*** Exercise inputs ***

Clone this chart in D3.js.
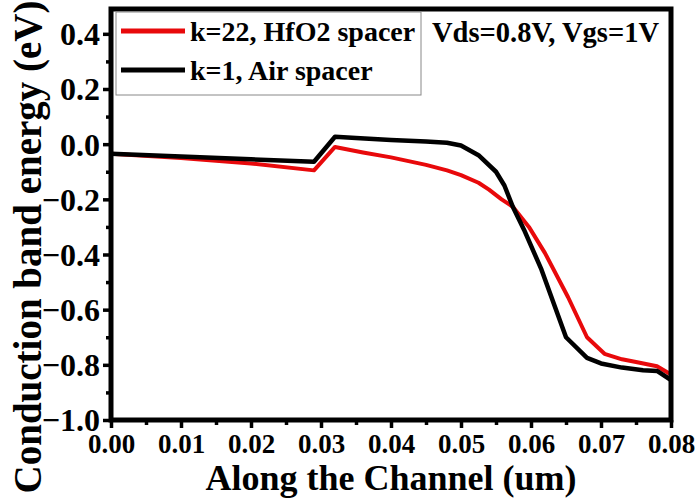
<!DOCTYPE html>
<html>
<head>
<meta charset="utf-8">
<script src="https://cdn.jsdelivr.net/npm/d3@7"></script>
<style>
  html, body { margin: 0; padding: 0; background: #fff; }
</style>
</head>
<body>
<svg id="chart" width="699" height="501" font-family="Liberation Serif" font-weight="bold"></svg>
<script>
// ---- data ----
const xAir = [0.000, 0.010, 0.020, 0.029, 0.032, 0.035, 0.040, 0.045, 0.048, 0.050, 0.0525, 0.055, 0.0562, 0.0574, 0.059, 0.0615, 0.065, 0.068, 0.070, 0.073, 0.076, 0.078, 0.080];
const yAir = [-0.035, -0.045, -0.055, -0.064, 0.027, 0.022, 0.015, 0.010, 0.005, -0.005, -0.040, -0.100, -0.150, -0.227, -0.310, -0.455, -0.700, -0.775, -0.795, -0.810, -0.820, -0.822, -0.855];
const xHfO2 = [0.000, 0.010, 0.020, 0.029, 0.032, 0.036, 0.040, 0.045, 0.048, 0.050, 0.0525, 0.054, 0.0558, 0.0574, 0.0597, 0.062, 0.0653, 0.068, 0.0705, 0.073, 0.075, 0.078, 0.080];
const yHfO2 = [-0.035, -0.050, -0.070, -0.095, -0.010, -0.030, -0.048, -0.075, -0.095, -0.112, -0.140, -0.165, -0.200, -0.227, -0.300, -0.395, -0.555, -0.700, -0.760, -0.780, -0.790, -0.805, -0.835];
const seriesNames = ["k=22, HfO2 spacer", "k=1, Air spacer"];
const seriesColors = ["#e8090b", "#000000"];
const xTicks = [0.00, 0.01, 0.02, 0.03, 0.04, 0.05, 0.06, 0.07, 0.08];
const yTicks = [-1.0, -0.8, -0.6, -0.4, -0.2, 0.0, 0.2, 0.4];
const xLabel = "Along the Channel (um)";
const yLabel = "Conduction band energy (eV)";
const annotation = "Vds=0.8V, Vgs=1V";

// ---- layout ----
const FONT = "Liberation Serif";
const svg = d3.select("#chart");
const L = 111, R = 671, T = 9, B = 420;
const x = d3.scaleLinear().domain([0, 0.08]).range([L, R]);
const y = d3.scaleLinear().domain([-1.0, 0.49]).range([B, T]);

const xMinor = d3.range(1, 16, 2).map(i => i * 0.005);
const yMinor = d3.range(0, 7).map(i => -0.9 + i * 0.2);

// x axis
const gx = svg.append("g").attr("transform", `translate(0,${B})`);
gx.call(d3.axisBottom(x).tickValues(xTicks).tickFormat(d3.format(".2f")).tickSize(8).tickSizeOuter(0).tickPadding(6));
gx.append("g").call(d3.axisBottom(x).tickValues(xMinor).tickFormat("").tickSize(5).tickSizeOuter(0));
gx.selectAll("path.domain").remove();
gx.selectAll("line").attr("stroke", "#000").attr("stroke-width", 3.5);
gx.attr("font-family", FONT).selectAll("g").attr("font-family", FONT);
gx.selectAll("text").attr("font-size", 27).attr("fill", "#000")
  .attr("font-family", FONT).attr("font-weight", "bold");

// y axis
const gy = svg.append("g").attr("transform", `translate(${L},0)`);
gy.call(d3.axisLeft(y).tickValues(yTicks).tickFormat(d3.format(".1f")).tickSize(8).tickSizeOuter(0).tickPadding(3));
gy.append("g").call(d3.axisLeft(y).tickValues(yMinor).tickFormat("").tickSize(5).tickSizeOuter(0));
gy.selectAll("path.domain").remove();
gy.selectAll("line").attr("stroke", "#000").attr("stroke-width", 3.5);
gy.attr("font-family", FONT).selectAll("g").attr("font-family", FONT);
gy.selectAll("text").attr("font-size", 32).attr("fill", "#000").attr("dy", "0.34em")
  .attr("font-family", FONT).attr("font-weight", "bold");

// lines
const line = d3.line().x(d => x(d[0])).y(d => y(d[1]));
const dataHf = xHfO2.map((v, i) => [v, yHfO2[i]]);
const dataAir = xAir.map((v, i) => [v, yAir[i]]);
const plot = svg.append("g");
plot.append("path").datum(dataHf).attr("d", line).attr("fill", "none")
  .attr("stroke", seriesColors[0]).attr("stroke-width", 4).attr("stroke-linejoin", "round");
plot.append("path").datum(dataAir).attr("d", line).attr("fill", "none")
  .attr("stroke", seriesColors[1]).attr("stroke-width", 4.5).attr("stroke-linejoin", "round");

// frame
svg.append("rect").attr("x", L).attr("y", T).attr("width", R - L).attr("height", B - T)
  .attr("fill", "none").attr("stroke", "#000").attr("stroke-width", 5);

// legend
const lg = svg.append("g");
lg.append("rect").attr("x", 116).attr("y", 12).attr("width", 305).attr("height", 83)
  .attr("fill", "#fff").attr("stroke", "#888").attr("stroke-width", 1);
seriesNames.forEach((name, i) => {
  const yy = 31 + i * 39;
  lg.append("line").attr("x1", 121).attr("x2", 185).attr("y1", yy).attr("y2", yy)
    .attr("stroke", seriesColors[i]).attr("stroke-width", 5);
  lg.append("text").attr("x", 190).attr("y", yy + 10).attr("font-size", 28).attr("fill", "#000")
    .attr("font-family", FONT).attr("font-weight", "bold").text(name);
});

// annotation
svg.append("text").attr("x", 432).attr("y", 42).attr("font-size", 28.5).attr("fill", "#000")
  .attr("font-family", FONT).attr("font-weight", "bold").text(annotation);

// axis titles
svg.append("text").attr("x", (L + R) / 2).attr("y", 490).attr("text-anchor", "middle")
  .attr("font-size", 36).attr("fill", "#000").attr("font-family", FONT).attr("font-weight", "bold").text(xLabel);
svg.append("text").attr("transform", `translate(41,247) rotate(-90)`).attr("text-anchor", "middle")
  .attr("font-size", 39).attr("fill", "#000").attr("font-family", FONT).attr("font-weight", "bold").text(yLabel);
</script>
</body>
</html>
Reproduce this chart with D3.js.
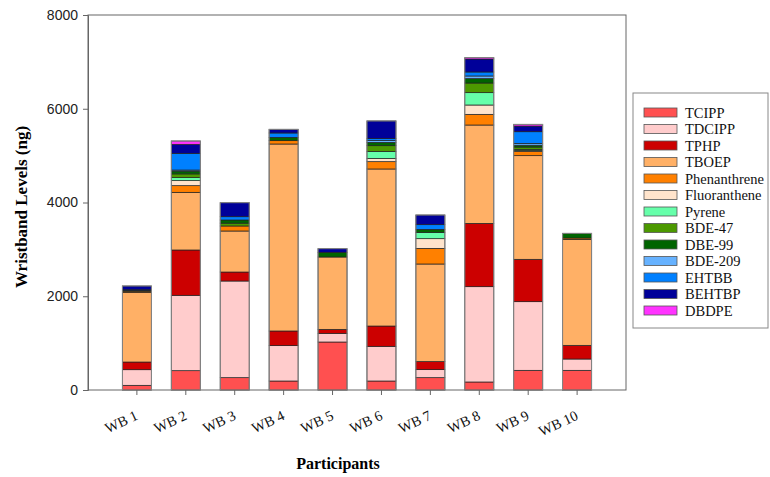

***

# Goal
Reproduce each entry precisely, dropping only the pictures.

# The completed task
Clone this chart in D3.js.
<!DOCTYPE html>
<html>
<head>
<meta charset="utf-8">
<script src="https://cdn.jsdelivr.net/npm/d3@7"></script>
<style>
  html, body { margin: 0; padding: 0; background: #fff; }
</style>
</head>
<body>
<svg id="chart" width="699" height="501" font-family="Liberation Serif" font-weight="bold"></svg>
<script>
// ---- data ----
const xAir = [0.000, 0.010, 0.020, 0.029, 0.032, 0.035, 0.040, 0.045, 0.048, 0.050, 0.0525, 0.055, 0.0562, 0.0574, 0.059, 0.0615, 0.065, 0.068, 0.070, 0.073, 0.076, 0.078, 0.080];
const yAir = [-0.035, -0.045, -0.055, -0.064, 0.027, 0.022, 0.015, 0.010, 0.005, -0.005, -0.040, -0.100, -0.150, -0.227, -0.310, -0.455, -0.700, -0.775, -0.795, -0.810, -0.820, -0.822, -0.855];
const xHfO2 = [0.000, 0.010, 0.020, 0.029, 0.032, 0.036, 0.040, 0.045, 0.048, 0.050, 0.0525, 0.054, 0.0558, 0.0574, 0.0597, 0.062, 0.0653, 0.068, 0.0705, 0.073, 0.075, 0.078, 0.080];
const yHfO2 = [-0.035, -0.050, -0.070, -0.095, -0.010, -0.030, -0.048, -0.075, -0.095, -0.112, -0.140, -0.165, -0.200, -0.227, -0.300, -0.395, -0.555, -0.700, -0.760, -0.780, -0.790, -0.805, -0.835];
const seriesNames = ["k=22, HfO2 spacer", "k=1, Air spacer"];
const seriesColors = ["#e8090b", "#000000"];
const xTicks = [0.00, 0.01, 0.02, 0.03, 0.04, 0.05, 0.06, 0.07, 0.08];
const yTicks = [-1.0, -0.8, -0.6, -0.4, -0.2, 0.0, 0.2, 0.4];
const xLabel = "Along the Channel (um)";
const yLabel = "Conduction band energy (eV)";
const annotation = "Vds=0.8V, Vgs=1V";

// ---- layout ----
const FONT = "Liberation Serif";
const svg = d3.select("#chart");
const L = 111, R = 671, T = 9, B = 420;
const x = d3.scaleLinear().domain([0, 0.08]).range([L, R]);
const y = d3.scaleLinear().domain([-1.0, 0.49]).range([B, T]);

const xMinor = d3.range(1, 16, 2).map(i => i * 0.005);
const yMinor = d3.range(0, 7).map(i => -0.9 + i * 0.2);

// x axis
const gx = svg.append("g").attr("transform", `translate(0,${B})`);
gx.call(d3.axisBottom(x).tickValues(xTicks).tickFormat(d3.format(".2f")).tickSize(8).tickSizeOuter(0).tickPadding(6));
gx.append("g").call(d3.axisBottom(x).tickValues(xMinor).tickFormat("").tickSize(5).tickSizeOuter(0));
gx.selectAll("path.domain").remove();
gx.selectAll("line").attr("stroke", "#000").attr("stroke-width", 3.5);
gx.attr("font-family", FONT).selectAll("g").attr("font-family", FONT);
gx.selectAll("text").attr("font-size", 27).attr("fill", "#000")
  .attr("font-family", FONT).attr("font-weight", "bold");

// y axis
const gy = svg.append("g").attr("transform", `translate(${L},0)`);
gy.call(d3.axisLeft(y).tickValues(yTicks).tickFormat(d3.format(".1f")).tickSize(8).tickSizeOuter(0).tickPadding(3));
gy.append("g").call(d3.axisLeft(y).tickValues(yMinor).tickFormat("").tickSize(5).tickSizeOuter(0));
gy.selectAll("path.domain").remove();
gy.selectAll("line").attr("stroke", "#000").attr("stroke-width", 3.5);
gy.attr("font-family", FONT).selectAll("g").attr("font-family", FONT);
gy.selectAll("text").attr("font-size", 32).attr("fill", "#000").attr("dy", "0.34em")
  .attr("font-family", FONT).attr("font-weight", "bold");

// lines
const line = d3.line().x(d => x(d[0])).y(d => y(d[1]));
const dataHf = xHfO2.map((v, i) => [v, yHfO2[i]]);
const dataAir = xAir.map((v, i) => [v, yAir[i]]);
const plot = svg.append("g");
plot.append("path").datum(dataHf).attr("d", line).attr("fill", "none")
  .attr("stroke", seriesColors[0]).attr("stroke-width", 4).attr("stroke-linejoin", "round");
plot.append("path").datum(dataAir).attr("d", line).attr("fill", "none")
  .attr("stroke", seriesColors[1]).attr("stroke-width", 4.5).attr("stroke-linejoin", "round");

// frame
svg.append("rect").attr("x", L).attr("y", T).attr("width", R - L).attr("height", B - T)
  .attr("fill", "none").attr("stroke", "#000").attr("stroke-width", 5);

// legend
const lg = svg.append("g");
lg.append("rect").attr("x", 116).attr("y", 12).attr("width", 305).attr("height", 83)
  .attr("fill", "#fff").attr("stroke", "#888").attr("stroke-width", 1);
seriesNames.forEach((name, i) => {
  const yy = 31 + i * 39;
  lg.append("line").attr("x1", 121).attr("x2", 185).attr("y1", yy).attr("y2", yy)
    .attr("stroke", seriesColors[i]).attr("stroke-width", 5);
  lg.append("text").attr("x", 190).attr("y", yy + 10).attr("font-size", 28).attr("fill", "#000")
    .attr("font-family", FONT).attr("font-weight", "bold").text(name);
});

// annotation
svg.append("text").attr("x", 432).attr("y", 42).attr("font-size", 28.5).attr("fill", "#000")
  .attr("font-family", FONT).attr("font-weight", "bold").text(annotation);

// axis titles
svg.append("text").attr("x", (L + R) / 2).attr("y", 490).attr("text-anchor", "middle")
  .attr("font-size", 36).attr("fill", "#000").attr("font-family", FONT).attr("font-weight", "bold").text(xLabel);
svg.append("text").attr("transform", `translate(41,247) rotate(-90)`).attr("text-anchor", "middle")
  .attr("font-size", 39).attr("fill", "#000").attr("font-family", FONT).attr("font-weight", "bold").text(yLabel);
</script>
</body>
</html>
Reproduce this chart with D3.js.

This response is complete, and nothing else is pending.